Monday, August 01, 2005

No, it's not worth the trip

Now that I've seen The Island I can properly appreciate its perplexing box office failure. I'm one of the few people who contributed to the film's second weekend gross of $6 million (which was a 52% drop from last weekend, not that awful of a drop all things considered).

I knew from the start I'd get burned on this one. I just couldn't resist the pairing of Ewan McGregor and Scarlett Johansson in a big shiny sci-fi/action summer entertainment, even if it came from director Michael Bay whose filmography is nothing short of craptastic (although apparently plenty of people could resist).

It's been a while since I've seen a Bay film. After the abomination that was Armageddon I skipped out on his bid for James Cameron-style credibility (Pearl Harbor) and the carbon copy sequel of a movie I disliked enough the first time around (Bad Boys 2).

I remembered his distinctive "visual style" (after the movie my girlfriend, less educated in the ways of Bay, asked why everything looked like it was shot at sunset), his inability to create a single convincing human emotion and, of course, his fetish for destruction.

I'd forgotten his leaden touch with comedy.

Not that Bay is an ideal director for romance, drama or anything else that doesn't involve blowing something up, but for a director so intent on making his movies jokey and "fun" it's shocking how cringe-inducing the humor in his movies is. Just check out the scene with the sassy black receptionist, or the cranky overweight food service worker, or the Jesus-referencing black construction worker. Oh yeah, it's all kind of offensive too.

Bay does stage one great action scene in The Island. Most of the movie is surprisingly dull, especially considering Bay's documented obsession with rapid-fire editing, but eventually there's a remarkable display of unbridled destruction on a freeway. But even that sequence succumbs to overkill once Ewan and Scarlett are hanging off the side of a building (yes, it starts as a car chase and ends up on the side of a building).

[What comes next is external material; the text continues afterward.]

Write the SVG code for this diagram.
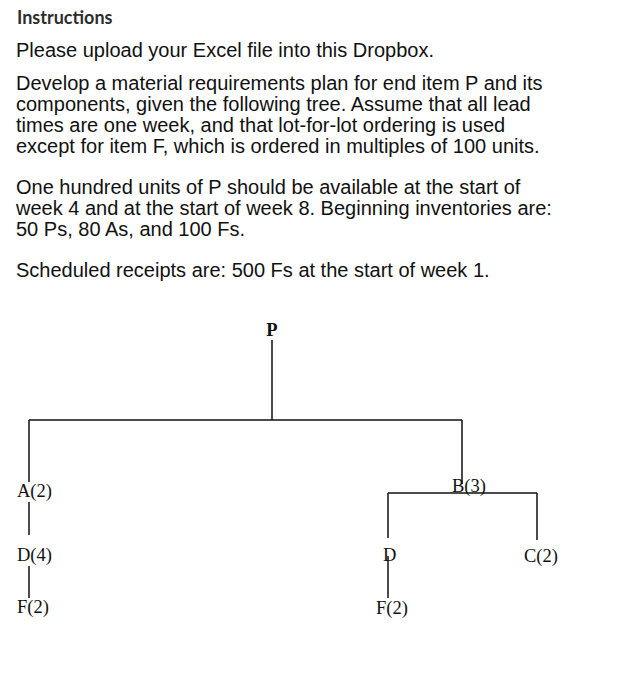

Actors are pretty much secondary in this kind of thing, but even though McGregor and Johansson don't have much time to embarrass themselves to any significant extent I still ended up feeling sorry for them. They make The Island more bearable than it would be otherwise but still... the movie deserves a previous Bay collaborator like Ben Affleck, Josh Hartnett, Nicolas Cage (in his dumb movie mode) or Will Smith in the male lead. And I have no desire to support Jessica Alba's delusions of being a thespian, but if she must make movies then she's an appropriate fit with this kind of material.

Damn, I think I just solved both DreamWorks' anguish and my own. If only Will Smith and Jessica Alba starred in The Island it might have actually made money, and I never would've had to see it.